"A
Town Left to Die" by the Seattle Post Intelligencer
Six years after the Seattle Post-Intelligencer documented
the tragedy of Libby, Montana, the U.S. Justice Department has
finally issued criminal
indictments against the WR Grace company and seven of its executives
for knowingly poisoning the residents of that small town. More
than 200 people have died and more than 1200 have become ill,
out of the town's total population of only 2,700.
As the Post-Intelligencer's Feb. 9 Editorial noted, "The
victims are receiving the kind of respect they deserved all along."
According to the Post-Intelligencer investigation, W.R.
Grace was fully aware from the time it bought the Zonolite vermiculite
mine in 1963 why the people in Libby were dying. But for the 30
years it owned the mine, the company did not stop it. Thousands
of pounds of asbestos were spewed each day from the mill stacks,
blanketing the town and contaminating its air and water. The unprotected
miners and workers would inhale the asbestos, then unwittingly
spread this hazard to their children and families when they arrived
home covered in this toxic dust.
Besides the current death toll deaths and illnesses, every month
another 12 to15 people from Libby are being diagnosed with asbestos-related
diseases such as asbestosis, mesothelioma and lung cancer. And
because it takes anywhere from 10 to 40 years from the time a
person is exposed to dangerous amounts of asbestos for the diseases
to reveal themselves, the killing in Libby will go on.
As the families of Libby cope with the fatal diseases caused
by this massive asbestos exposure from W.R. Grace's mining, Congress
is actually considering legislation that would shield this company
and others from full accountability for the devastation it has
caused.

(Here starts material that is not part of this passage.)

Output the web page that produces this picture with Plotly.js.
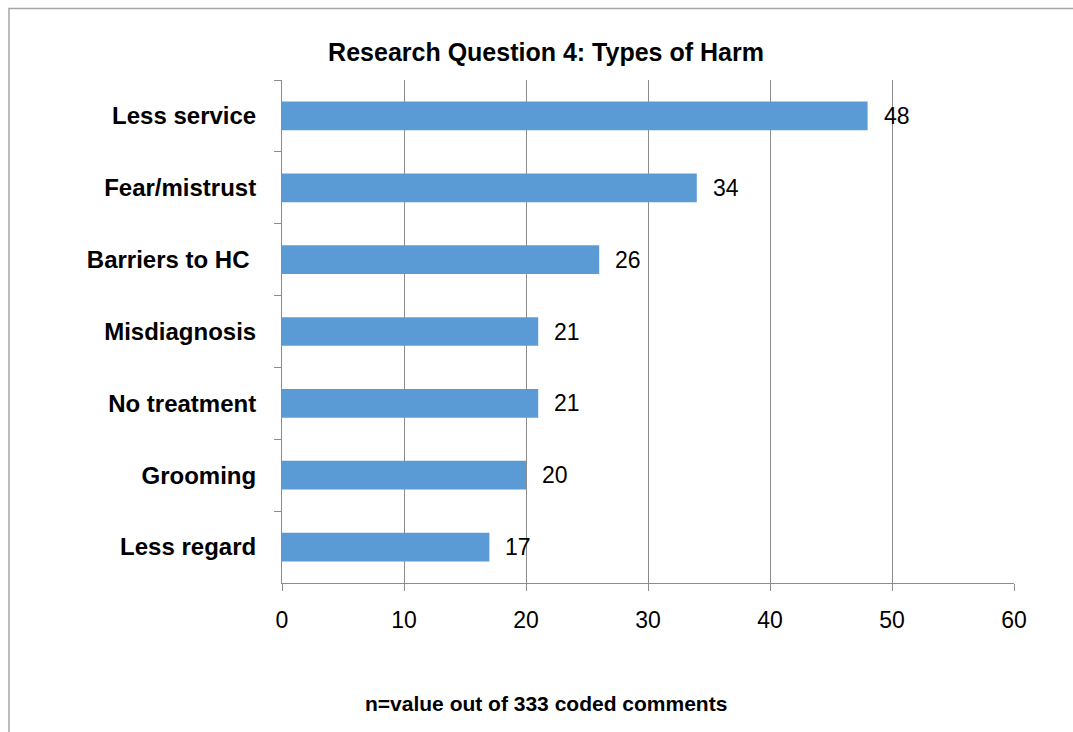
<!DOCTYPE html>
<html>
<head>
<meta charset="utf-8">
<script src="https://cdn.plot.ly/plotly-3.0.1.min.js"></script>
<style>
  html, body { margin: 0; padding: 0; background: #ffffff; overflow: hidden; }
  #chart { width: 1073px; height: 732px; }
</style>
</head>
<body>
<div id="chart"></div>
<script>
// Harm categories, listed top to bottom
const harmTypes = [
  "Less service",
  "Fear/mistrust",
  "Barriers to HC\u00a0",
  "Misdiagnosis",
  "No treatment",
  "Grooming",
  "Less regard"
];
// Number of coded comments per category
const commentCounts = [48, 34, 26, 21, 21, 20, 17];
// Value axis ticks
const countTicks = [0, 10, 20, 30, 40, 50, 60];

const FONT = "Liberation Sans, Arial, sans-serif";
const GRID = "#8c8c8c";

const trace = {
  type: "bar",
  orientation: "h",
  x: commentCounts,
  y: harmTypes,
  marker: { color: "#5B9BD5", line: { width: 0 } },
  hoverinfo: "x+y"
};

// Value labels placed just right of each bar end
const valueLabels = commentCounts.map((v, i) => ({
  x: v,
  y: harmTypes[i],
  xref: "x",
  yref: "y",
  text: String(v),
  showarrow: false,
  xanchor: "left",
  yanchor: "middle",
  xshift: 14,
  font: { family: FONT, size: 23, color: "#000000" }
}));

const layout = {
  width: 1073,
  height: 732,
  margin: { l: 282, r: 59, t: 80, b: 149 },
  paper_bgcolor: "#ffffff",
  plot_bgcolor: "#ffffff",
  showlegend: false,
  bargap: 0.6,
  font: { family: FONT, color: "#000000" },
  title: {
    text: "<b>Research Question 4: Types of Harm</b>",
    font: { family: FONT, size: 25, color: "#000000" },
    xref: "container",
    yref: "container",
    x: 546 / 1073,
    xanchor: "center",
    y: 1 - 52 / 732,
    yanchor: "middle"
  },
  xaxis: {
    range: [0, 60],
    tickvals: countTicks,
    ticktext: countTicks.map(String),
    showgrid: true,
    gridcolor: GRID,
    gridwidth: 1,
    zeroline: false,
    showline: true,
    linecolor: GRID,
    linewidth: 1,
    ticks: "outside",
    ticklen: 7,
    tickcolor: GRID,
    tickwidth: 1,
    ticklabelstandoff: 9,
    tickfont: { family: FONT, size: 23, color: "#000000" },
    fixedrange: true
  },
  yaxis: {
    type: "category",
    autorange: "reversed",
    showgrid: false,
    zeroline: false,
    showline: true,
    linecolor: GRID,
    linewidth: 1,
    ticks: "outside",
    tickson: "boundaries",
    ticklen: 7,
    tickcolor: GRID,
    tickwidth: 1,
    ticklabelstandoff: 20,
    tickfont: { family: FONT, size: 24, color: "#000000", weight: "bold" },
    fixedrange: true
  },
  annotations: valueLabels.concat([
    {
      text: "<b>n=value out of 333 coded comments</b>",
      xref: "paper",
      yref: "paper",
      x: (546 - 282) / 732,
      y: (583 - 703) / 503,
      xanchor: "center",
      yanchor: "middle",
      showarrow: false,
      font: { family: FONT, size: 21, color: "#000000" }
    }
  ]),
  shapes: [
    {
      // chart frame
      type: "rect",
      xref: "paper",
      yref: "paper",
      x0: (9 - 282) / 732,
      x1: (1090 - 282) / 732,
      y0: (583 - 8.5) / 503,
      y1: (583 - 745) / 503,
      line: { color: "#a6a6a6", width: 1.5 },
      fillcolor: "rgba(0,0,0,0)",
      layer: "below"
    }
  ]
};

Plotly.newPlot("chart", [trace], layout, { staticPlot: true, displayModeBar: false });
</script>
</body>
</html>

The proposed federal trust fund legislation would directly
benefit W.R. Grace by bailing them out of $1.7 billion in unpaid
judgments, while stripping away the legal rights of dying and
injured Americans.
The small town of Libby, Montana, depended for years on the jobs
at the W.R. Grace vermiculite mine. But the mine is closed now,
and the town is paying a tragic price for those jobs.